En tant qu’historienne et professeur d’université, Nelcya avait accumulé beaucoup d’expérience en menant des travaux de première main en histoire nationale et locale. C’est d’ailleurs dans ce cadre qu’elle m’a aidé par ses conseils et ses encouragements à chaque fois que j’en avais besoin. On en a d’ailleurs discuté tous les deux ensemble ou bien avec d’autres amis communs en l’occurrence l’anthropologue Jacques Vignet-Zunz, le professeur de philosophie Jamal Lahbichi, le défunt Michel Amengual et le vétéran journaliste Jean-Pierre Péroncel-Hugoz qui a été à l’origine de l’édition marocaine de La femme de Mazagan chez Eddif. Plus tard, en 2005, je lui ai soumis mon travail sur l’histoire de la communauté juive d’El Jadida qu’elle a accepté de relire et de préfacer. Ce livre a connu quelque succès puisque sa première édition épuisée, une deuxième, revue et augmentée, a vu le jour en 2013.
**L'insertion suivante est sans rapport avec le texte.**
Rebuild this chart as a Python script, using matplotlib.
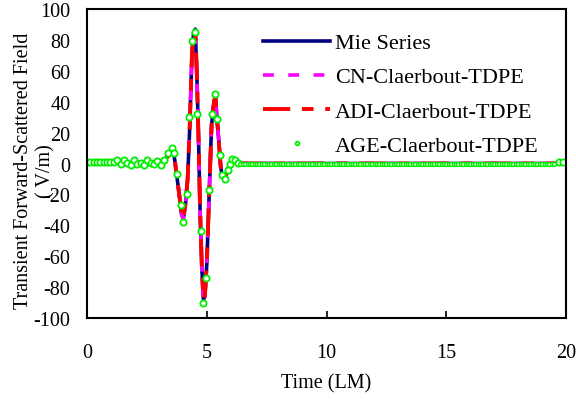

En 2006, sur invitation de l’Union des Ecrivains du Maroc, Nelcya participa à El Jadida au colloque organisé sur le thème « L’ouverture internationale d’El Jadida ». Elle était en compagnie de l’inoubliable Marie-Louise Belarbi.
Nelcya est restée attachée à l’histoire du Maroc en tant qu’universitaire et écrivaine. Outre ses travaux sus-cités, elle a publié un travail inédit, de mémoire et d’enquête, sur certains soldats marocains de l’Armée française en Indochine qui ont rallié l’armée d’Ho Chi Minh. Cet ouvrage intitulé Poussières d’empires a paru en 2002. Qui d’autre que Nelcya et Abdellah Saaf avec son livre Histoire d’Anh Ma aurait pu aborder ce sujet épineux qui n’était évoqué qu’en catimini depuis les années soixante ?
Si, dans plusieurs de mes livres, j’ai privilégié le témoignage oral comme éclairage nécessaire à la compréhension d’un fait local, c’est parce que Nelcya m’a appris à sortir des sentiers battus et à rechercher la parole enfouie ou niée, celle des petites gens comme des nationalistes et des simples militants.
Je tiens ici, en achevant mon propos, à remercier vivement Nelcya Delanoë, cette dame de Mazagan, qui a cru en l’utilité de mon projet et qui a su m’accompagner dans ma démarche d’historien de notre bonne ville d’El Jadida.